In advance of a new edition of their book American Grace, political scientists David E. Campbell of Notre Dame and Robert D. Putnam of Harvard published in a The New York Times opinion the results of their research into the political attitudes and background of Tea Party supporters. Using a pre-Tea Party poll in 2006 and going back to the same respondents in 2011, they found the supporters to be not “nonpartisan political neophytes” as often described, but largely “overwhelmingly partisan Republicans” who were politically active prior to the Tea Party. The survey found Tea Party supporters “no more likely than anyone else” to have suffered hardship during the 2007–2010 recession. Additionally, the respondents were more concerned about “putting God in government” than with trying to shrink government.[147][148]
The 2010 midterm elections demonstrated considerable skepticism within the Tea Party movement with respect to the dangers and the reality of global warming. A New York Times/CBS News Poll during the election revealed that only a small percentage of Tea Party supporters considered global warming a serious problem, much less than the portion of the general public that does. The Tea Party is strongly opposed to government-imposed limits on carbon dioxide emissions as part of emissions trading legislation to encourage use of fuels that emit less carbon dioxide.[149] An example is the movement’s support of California Proposition 23, which would suspend AB32, the Global Warming Solutions Act of 2006.[150] The proposition failed to pass, with less than 40% voting in favor.[151]
Many[quantify] of the movement’s members also favor stricter measures against illegal immigration.[152]
Polls found that just 7% of Tea Party supporters approve of how Obama is doing his job compared to 50% (as of April 2010) of the general public,[140][needs update] and that roughly 77% of supporters had voted for Obama’s Republican opponent, John McCain in 2008.[131][132]
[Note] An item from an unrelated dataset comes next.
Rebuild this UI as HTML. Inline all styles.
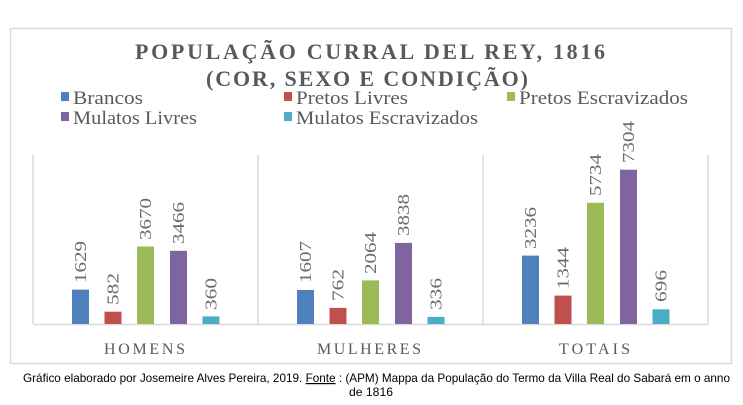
<!DOCTYPE html>
<html><head><meta charset="utf-8"><style>
body{margin:0;background:#fff;}
svg{display:block;}
</style></head><body>
<svg width="743" height="405" viewBox="0 0 743 405" xmlns="http://www.w3.org/2000/svg">
<rect x="10.5" y="28.5" width="721" height="335" fill="#fff" stroke="#d9d9d9" stroke-width="1.5"/>
<g font-family="Liberation Serif, serif" fill="#595959">
<text x="135" y="59" font-size="22" font-weight="bold" textLength="470" lengthAdjust="spacing">POPULAÇÃO CURRAL DEL REY, 1816</text>
<text x="206" y="86" font-size="22" font-weight="bold" textLength="322" lengthAdjust="spacing">(COR, SEXO E CONDIÇÃO)</text>
<g font-size="19">
<rect x="61" y="92" width="8" height="9" fill="#4f81bd"/><text x="73" y="104" textLength="70" lengthAdjust="spacingAndGlyphs">Brancos</text>
<rect x="284" y="92" width="8" height="9" fill="#c0504d"/><text x="296" y="104" textLength="112" lengthAdjust="spacingAndGlyphs">Pretos Livres</text>
<rect x="507" y="92" width="8" height="9" fill="#9bbb59"/><text x="519" y="104" textLength="169" lengthAdjust="spacingAndGlyphs">Pretos Escravizados</text>
<rect x="61" y="112" width="8" height="9" fill="#8064a2"/><text x="73" y="124" textLength="124" lengthAdjust="spacingAndGlyphs">Mulatos Livres</text>
<rect x="284" y="112" width="8" height="9" fill="#4bacc6"/><text x="296" y="124" textLength="182" lengthAdjust="spacingAndGlyphs">Mulatos Escravizados</text>
</g>
</g>
<g stroke="#d9d9d9" stroke-width="1.5">
<line x1="33" y1="155" x2="33" y2="324"/>
<line x1="258" y1="155" x2="258" y2="324"/>
<line x1="483" y1="155" x2="483" y2="324"/>
<line x1="708" y1="155" x2="708" y2="324"/>
<line x1="33" y1="324.5" x2="708" y2="324.5"/>
</g>
<g>
<rect x="72" y="289.6" width="17" height="34.4" fill="#4f81bd"/>
<rect x="104.5" y="311.7" width="17" height="12.3" fill="#c0504d"/>
<rect x="137" y="246.5" width="17" height="77.5" fill="#9bbb59"/>
<rect x="170" y="250.8" width="17" height="73.2" fill="#8064a2"/>
<rect x="202.5" y="316.4" width="17" height="7.6" fill="#4bacc6"/>
<rect x="297" y="290" width="17" height="34" fill="#4f81bd"/>
<rect x="329.5" y="307.9" width="17" height="16.1" fill="#c0504d"/>
<rect x="362" y="280.4" width="17" height="43.6" fill="#9bbb59"/>
<rect x="395" y="242.9" width="17" height="81.1" fill="#8064a2"/>
<rect x="427.5" y="316.9" width="17" height="7.1" fill="#4bacc6"/>
<rect x="522" y="255.6" width="17" height="68.4" fill="#4f81bd"/>
<rect x="554.5" y="295.6" width="17" height="28.4" fill="#c0504d"/>
<rect x="587" y="202.8" width="17" height="121.2" fill="#9bbb59"/>
<rect x="620" y="169.7" width="17" height="154.3" fill="#8064a2"/>
<rect x="652.5" y="309.3" width="17" height="14.7" fill="#4bacc6"/>
</g>
<g font-family="Liberation Serif, serif" font-size="17" fill="#6b6b6b" dominant-baseline="central">
<text transform="translate(80.5,283) rotate(-90)" textLength="42" lengthAdjust="spacingAndGlyphs">1629</text>
<text transform="translate(113,305) rotate(-90)" textLength="32" lengthAdjust="spacingAndGlyphs">582</text>
<text transform="translate(145.5,240) rotate(-90)" textLength="42" lengthAdjust="spacingAndGlyphs">3670</text>
<text transform="translate(178.5,244) rotate(-90)" textLength="42" lengthAdjust="spacingAndGlyphs">3466</text>
<text transform="translate(211,310) rotate(-90)" textLength="32" lengthAdjust="spacingAndGlyphs">360</text>
<text transform="translate(305.5,283) rotate(-90)" textLength="42" lengthAdjust="spacingAndGlyphs">1607</text>
<text transform="translate(338,301) rotate(-90)" textLength="32" lengthAdjust="spacingAndGlyphs">762</text>
<text transform="translate(370.5,274) rotate(-90)" textLength="42" lengthAdjust="spacingAndGlyphs">2064</text>
<text transform="translate(403.5,236) rotate(-90)" textLength="42" lengthAdjust="spacingAndGlyphs">3838</text>
<text transform="translate(436,310) rotate(-90)" textLength="32" lengthAdjust="spacingAndGlyphs">336</text>
<text transform="translate(530.5,249) rotate(-90)" textLength="42" lengthAdjust="spacingAndGlyphs">3236</text>
<text transform="translate(563,289) rotate(-90)" textLength="42" lengthAdjust="spacingAndGlyphs">1344</text>
<text transform="translate(595.5,196) rotate(-90)" textLength="42" lengthAdjust="spacingAndGlyphs">5734</text>
<text transform="translate(628.5,163) rotate(-90)" textLength="42" lengthAdjust="spacingAndGlyphs">7304</text>
<text transform="translate(661,302) rotate(-90)" textLength="32" lengthAdjust="spacingAndGlyphs">696</text>
</g>
<g font-family="Liberation Serif, serif" font-size="16" fill="#595959">
<text x="104" y="354" textLength="81" lengthAdjust="spacing">HOMENS</text>
<text x="317" y="354" textLength="104" lengthAdjust="spacing">MULHERES</text>
<text x="559" y="354" textLength="71" lengthAdjust="spacing">TOTAIS</text>
</g>
<g font-family="Liberation Sans, sans-serif" font-size="12" fill="#000">
<text x="23" y="382" textLength="707" lengthAdjust="spacingAndGlyphs">Gráfico elaborado por Josemeire Alves Pereira, 2019. <tspan text-decoration="underline">Fonte</tspan> : (APM) Mappa da População do Termo da Villa Real do Sabará em o anno</text>
<text x="349" y="396" textLength="44" lengthAdjust="spacingAndGlyphs">de 1816</text>
</g>
</svg>
</body></html>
A University of Washington poll of 1,695 registered voters in the state of Washington reported that 73% of Tea Party supporters disapprove of Obama’s policy of engaging with Muslim countries, 88% approve of the controversial Arizona immigration law enacted in 2010 that requires police to question people they suspect are illegal immigrants for proof of legal status, 54% feel that immigration is changing the culture in the U.S. for the worse, 82% do not believe that gay and lesbian couples should have the legal right to marry, and that about 52% believe that “[c]ompared to the size of the group, lesbians and gays have too much political power”.[153][154][155]